Born in 1933, Gordon lived a rich and full life. He attended North Toronto in the glory days of Jack Dow and played violin in the school’s fledgling music program, although science ultimately proved to be his passion. After completing his PhD in marine biology at the University of California, he returned to Canada and accepted a position at the University of Waterloo in Canada’s first Environmental Faculty. He played a significant role in preparing Canada’s first Environmental Assessment Process, worked with Thomas Berger on the McKenzie Valley Pipeline inquiry and headed up Kenya’s Wildlife Planning Unit, which was responsible for establishing new national parks in that county.
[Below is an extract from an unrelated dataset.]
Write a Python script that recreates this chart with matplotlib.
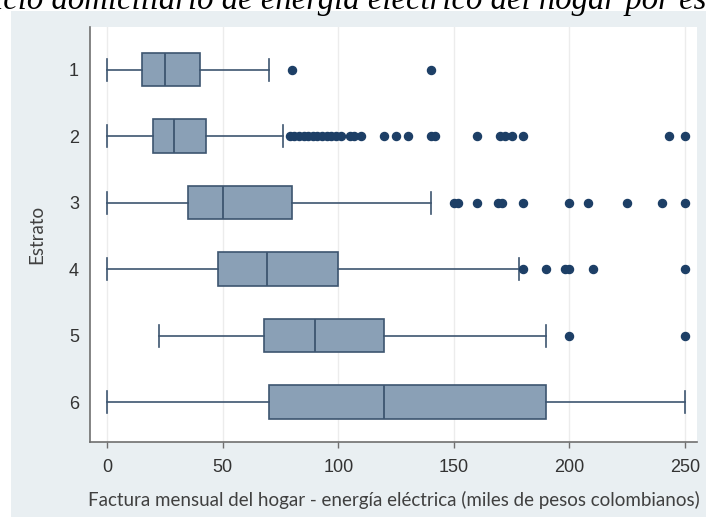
import matplotlib
matplotlib.use("Agg")
import matplotlib.pyplot as plt
from matplotlib.patches import Rectangle

# ---- data ----
estratos = ["1", "2", "3", "4", "5", "6"]
whis_lo = [0, 0, 0, 0, 22.5, 0]
q1 = [15, 20, 35, 48, 68, 70]
medians = [25, 29, 50, 69, 90, 120]
q3 = [40, 43, 80, 100, 120, 190]
whis_hi = [70, 76, 140, 178, 190, 250]
fliers_1 = [80, 140]
fliers_2 = [79, 81, 83, 85, 87, 89, 91, 93, 95, 97, 99, 101, 105, 107, 110,
            120, 125, 130, 140, 142, 160, 170, 172, 175, 180, 243, 250]
fliers_3 = [150, 152, 160, 169, 171, 180, 200, 208, 225, 240, 250]
fliers_4 = [180, 190, 198, 200, 210, 250]
fliers_5 = [200, 250]
fliers_6 = []
fliers = [fliers_1, fliers_2, fliers_3, fliers_4, fliers_5, fliers_6]
x_ticks = [0, 50, 100, 150, 200, 250]

title = "Servicio domiciliario de energía eléctrico del hogar por estrato"
xlabel = "Factura mensual del hogar - energía eléctrica (miles de pesos colombianos)"
ylabel = "Estrato"

# ---- styling ----
BG = "#e9eff2"
FILL = "#8aa0b6"
EDGE = "#3d5570"
DOT = "#1d3f66"
SPINE = "#6f6f6f"

W, H = 706, 517
fig = plt.figure(figsize=(W / 100, H / 100), dpi=100)
fig.patch.set_facecolor("white")
fig.patches.append(Rectangle((11 / W, 0), 1 - 11 / W, 1 - 11 / H,
                             transform=fig.transFigure, facecolor=BG,
                             edgecolor="none", zorder=-5))

ax = fig.add_axes([90 / W, 1 - 442 / H, (697 - 90) / W, (442 - 27) / H])
ax.set_zorder(2)
ax.set_facecolor("white")

stats = []
for i, lab in enumerate(estratos):
    stats.append(dict(label=lab, whislo=whis_lo[i], q1=q1[i], med=medians[i],
                      q3=q3[i], whishi=whis_hi[i], fliers=fliers[i]))

positions = list(range(1, len(estratos) + 1))
ax.bxp(stats, positions=positions, vert=False, widths=0.5, patch_artist=True,
       capwidths=[0.33] * len(estratos),
       boxprops=dict(facecolor=FILL, edgecolor=EDGE, linewidth=1.2),
       medianprops=dict(color=EDGE, linewidth=1.3),
       whiskerprops=dict(color=EDGE, linewidth=1.2),
       capprops=dict(color=EDGE, linewidth=1.2),
       flierprops=dict(marker="o", markerfacecolor=DOT, markeredgecolor=DOT,
                       markersize=5.8, linestyle="none"),
       zorder=3)

ax.set_xlim(-7.4, 255.2)
ax.set_ylim(6.6, 0.36)
ax.set_xticks(x_ticks)
ax.set_xticklabels([str(t) for t in x_ticks], fontfamily="Liberation Sans",
                   fontsize=13, color="#333333")
ax.set_yticks(positions)
ax.set_yticklabels(estratos, fontfamily="Liberation Sans", fontsize=13,
                   color="#333333")
ax.tick_params(axis="x", length=4, width=1, color=SPINE, pad=8)
ax.tick_params(axis="y", length=0, pad=8)

ax.grid(axis="x", color="#ececec", linewidth=1, zorder=0)
ax.set_axisbelow(True)
for s in ["top", "right"]:
    ax.spines[s].set_visible(False)
for s in ["left", "bottom"]:
    ax.spines[s].set_color(SPINE)
    ax.spines[s].set_linewidth(1.2)

ax.set_xlabel(xlabel, fontfamily="Lato", fontsize=13.5, color="#404040",
              labelpad=11)
ax.set_ylabel(ylabel, fontfamily="Lato", fontsize=13.5, color="#404040",
              labelpad=17)

fig.text(0.5, 1 - 9 / H, title, ha="center", va="baseline",
         fontfamily="Liberation Serif", fontstyle="italic", fontsize=23.6,
         color="black", zorder=5)

fig.savefig("out.png", dpi=100, facecolor=fig.get_facecolor())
Gordon had two sons – Erik (born in Nigeria) and Ben (born in Vancouver) – with his first wife, Anita D’Aoust. In 1989, Gordon suffered a life-altering stroke but, although partially paralyzed, continued to teach, work and travel. In 1996, he attended the Maytime Melodies 50th anniversary concert at Roy Thompson Hall and reconnected with Kay Smythe (née Charles, also ’53) – his first girlfriend at NT! – whom he had not seen since graduating. Kay and Gordon were married in Muskoka at a ceremony enhanced by a stirring rendition of John Rutter’s “The Lord Bless You and Keep You,” which had been performed at the 50th Maytime Melodies concert.
In living with a stroke-related disability, Gordon realized that there were no books written from the perspective of survivors. He took on the challenge of filling this void by interviewing other stoke survivors. Using a single finger to type, he documented their stories and his in What’s Your Handicap? A Guide to Stroke Recovery, published in 2014.
Known for his gentle humour and quiet wisdom, Gordon passed away peacefully on June 9, 2017, with his wife, sons and stepson at his side.